Xero continued to power higher on heightened interest as the company moves toward break-even, ended up 0.9 percent at $23.40 while Briscoe Group was unchanged at $4 after it said it would pursue a secondary listing on the Australian Securities Exchange next week in a bid to broaden its investor base.
In the other direction, Sky Network Television led the market lower, shedding 2.0 percent to $3.51. "It continues to drift off following the rejection of the merger," said Williamson. While Sky TV and Vodafone New Zealand this week detailed their appeal against the Commerce Commission's decision blocking the $3.44 billion merger, uncertainty remains.
Ryman Healthcare fell 1.9 percent to $8.47 after it posted a record annual profit, adding to its run of 15 years of earnings growth, as the hot property market underpinned gains from resales of its occupancy rights.
Williamson said, however, the 13 percent gain in its underlying profit missed the company's historical average of around 15 percent. "The underlying is a fraction under what the market was hoping for and that's seen the price drift off a bit," he said.

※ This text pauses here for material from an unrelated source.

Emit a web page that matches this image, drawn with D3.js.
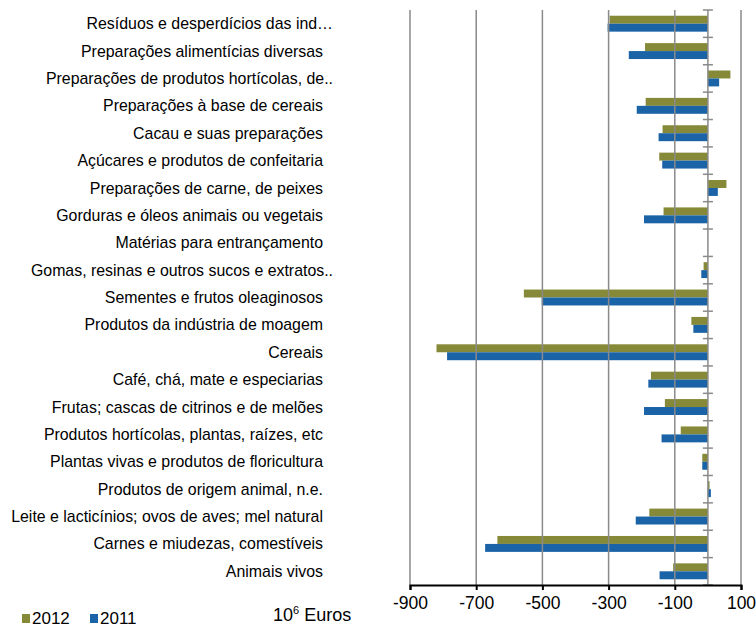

News that managing director Simon Challies will leave the company at the of June due to health reasons has created some uncertainty. "He's led that company extremely well for quite some time now," said Williamson.
Dual-listed Australia and New Zealand Banking Group shed 1.4 percent to $30.66 while Sanford fell 1.4 percent to $7.05. Sanford is due to report its half-year result next Thursday.
Williamson said, however, investors will be keeping a close eye on ongoing political turmoil in the US. "There's quite a bit of uncertainty surrounding that and whether it has a flow on effect into Wall Street," he said.